### [BRIEF]
Write out every entry exactly as given, but omit the pictures.

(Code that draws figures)
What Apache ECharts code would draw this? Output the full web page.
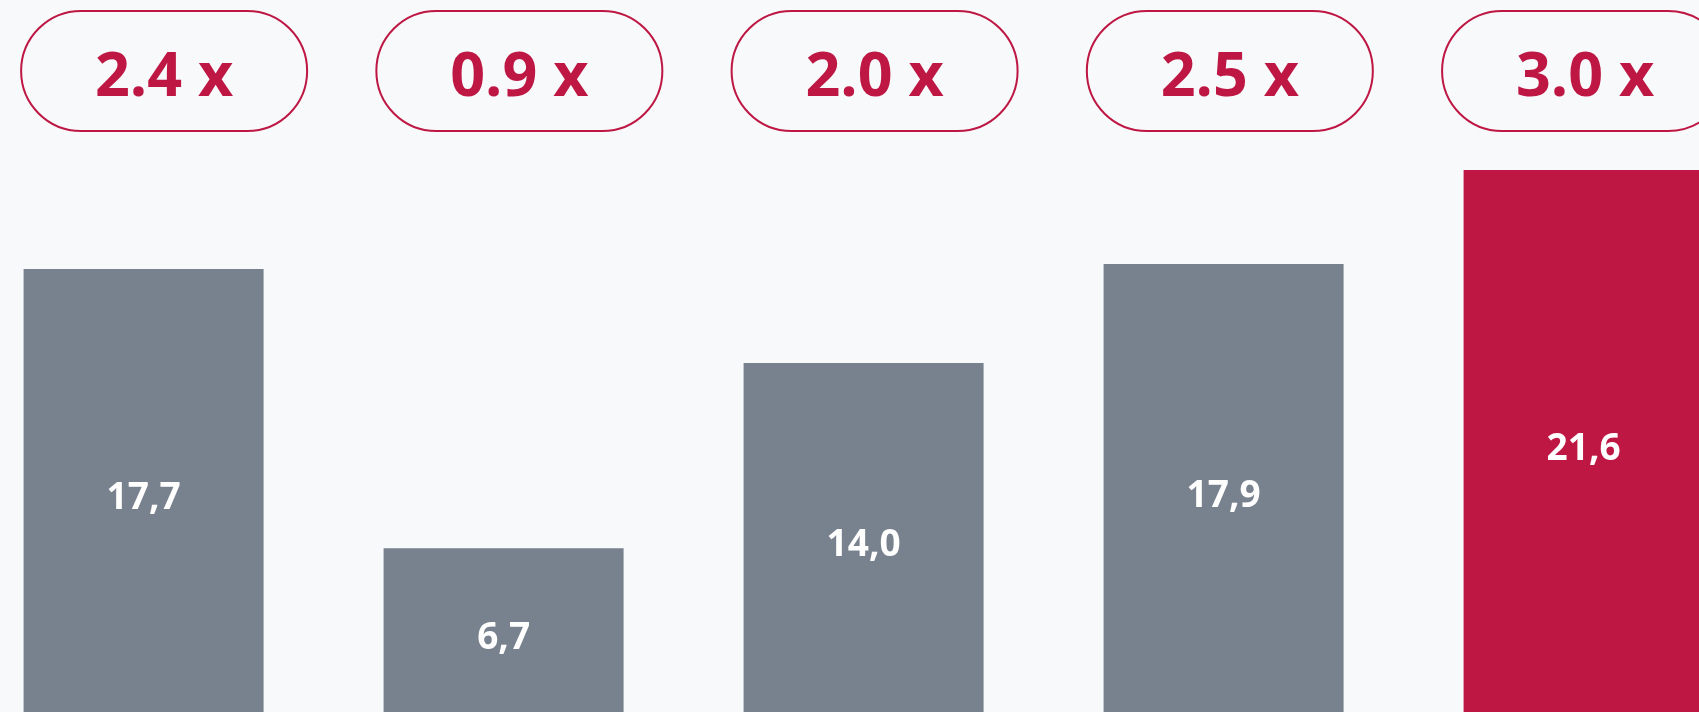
<!DOCTYPE html>
<html>
<head>
<meta charset="utf-8">
<script src="https://cdn.jsdelivr.net/npm/echarts@6/dist/echarts.min.js"></script>
<style>
  html, body { margin: 0; padding: 0; background: #F7F9FB; }
  #chart { width: 1699px; height: 712px; }
</style>
</head>
<body>
<div id="chart"></div>
<script>
// data
const categories = ['1', '2', '3', '4', '5'];
const values = [17.7, 6.7, 14.0, 17.9, 21.6];
const multiples = [2.4, 0.9, 2.0, 2.5, 3.0];

const GREY = '#78818E';
const RED = '#BE1743';
const FONT = '"Open Sans", "Noto Sans", sans-serif';

const chart = echarts.init(document.getElementById('chart'));

chart.setOption({
    backgroundColor: '#F7F9FB',
    animation: false,
    grid: [
        // bars run past both edges and below the bottom of the window
        {left: -36.4, width: 1800, top: 83.8, height: 634.5, outerBoundsMode: 'none', containLabel: false},
        // thin strip that only carries the "x" pills
        {left: -13.5, width: 1776.2, top: 133, height: 1, outerBoundsMode: 'none', containLabel: false}
    ],
    xAxis: [
        {type: 'category', gridIndex: 0, data: categories, show: false},
        {
            type: 'category',
            gridIndex: 1,
            position: 'top',
            data: multiples.map(m => m.toFixed(1) + ' x'),
            axisLine: {show: false},
            axisTick: {show: false},
            axisLabel: {
                interval: 0,
                margin: 2,
                color: RED,
                fontFamily: FONT,
                fontWeight: 'bold',
                fontSize: 61,
                width: 286,
                height: 104,
                lineHeight: 104,
                padding: [16, 0, 0, 0],
                align: 'center',
                borderColor: RED,
                borderWidth: 2,
                // oversized on purpose, zrender clamps it to a full half-circle
                borderRadius: 100
            }
        }
    ],
    yAxis: [
        {type: 'value', gridIndex: 0, min: 0, max: 25, show: false},
        {type: 'value', gridIndex: 1, show: false}
    ],
    series: [
        {
            type: 'bar',
            data: values,
            barWidth: 240,
            itemStyle: {
                color: p => p.dataIndex === values.length - 1 ? RED : GREY
            },
            label: {
                show: true,
                position: 'inside',
                offset: [0, 5],
                color: '#fff',
                fontFamily: FONT,
                fontWeight: 'bold',
                fontSize: 37,
                formatter: p => p.value.toFixed(1).replace('.', ',')
            }
        }
    ]
});
</script>
</body>
</html>
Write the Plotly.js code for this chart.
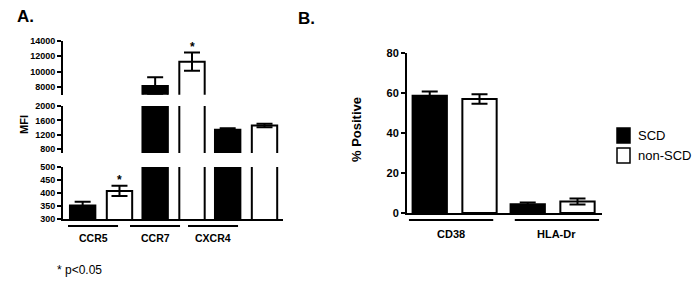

### [FULL SOLUTION]
What Apache ECharts code would draw this? Output the full web page.
<!DOCTYPE html>
<html>
<head>
<meta charset="utf-8">
<script src="https://cdn.jsdelivr.net/npm/echarts@6/dist/echarts.min.js"></script>
<style>
  html, body { margin: 0; padding: 0; background: #F7F9FB; }
  #chart { width: 1699px; height: 712px; }
</style>
</head>
<body>
<div id="chart"></div>
<script>
// data
const categories = ['1', '2', '3', '4', '5'];
const values = [17.7, 6.7, 14.0, 17.9, 21.6];
const multiples = [2.4, 0.9, 2.0, 2.5, 3.0];

const GREY = '#78818E';
const RED = '#BE1743';
const FONT = '"Open Sans", "Noto Sans", sans-serif';

const chart = echarts.init(document.getElementById('chart'));

chart.setOption({
    backgroundColor: '#F7F9FB',
    animation: false,
    grid: [
        // bars run past both edges and below the bottom of the window
        {left: -36.4, width: 1800, top: 83.8, height: 634.5, outerBoundsMode: 'none', containLabel: false},
        // thin strip that only carries the "x" pills
        {left: -13.5, width: 1776.2, top: 133, height: 1, outerBoundsMode: 'none', containLabel: false}
    ],
    xAxis: [
        {type: 'category', gridIndex: 0, data: categories, show: false},
        {
            type: 'category',
            gridIndex: 1,
            position: 'top',
            data: multiples.map(m => m.toFixed(1) + ' x'),
            axisLine: {show: false},
            axisTick: {show: false},
            axisLabel: {
                interval: 0,
                margin: 2,
                color: RED,
                fontFamily: FONT,
                fontWeight: 'bold',
                fontSize: 61,
                width: 286,
                height: 104,
                lineHeight: 104,
                padding: [16, 0, 0, 0],
                align: 'center',
                borderColor: RED,
                borderWidth: 2,
                // oversized on purpose, zrender clamps it to a full half-circle
                borderRadius: 100
            }
        }
    ],
    yAxis: [
        {type: 'value', gridIndex: 0, min: 0, max: 25, show: false},
        {type: 'value', gridIndex: 1, show: false}
    ],
    series: [
        {
            type: 'bar',
            data: values,
            barWidth: 240,
            itemStyle: {
                color: p => p.dataIndex === values.length - 1 ? RED : GREY
            },
            label: {
                show: true,
                position: 'inside',
                offset: [0, 5],
                color: '#fff',
                fontFamily: FONT,
                fontWeight: 'bold',
                fontSize: 37,
                formatter: p => p.value.toFixed(1).replace('.', ',')
            }
        }
    ]
});
</script>
</body>
</html>
Write the Plotly.js code for this chart.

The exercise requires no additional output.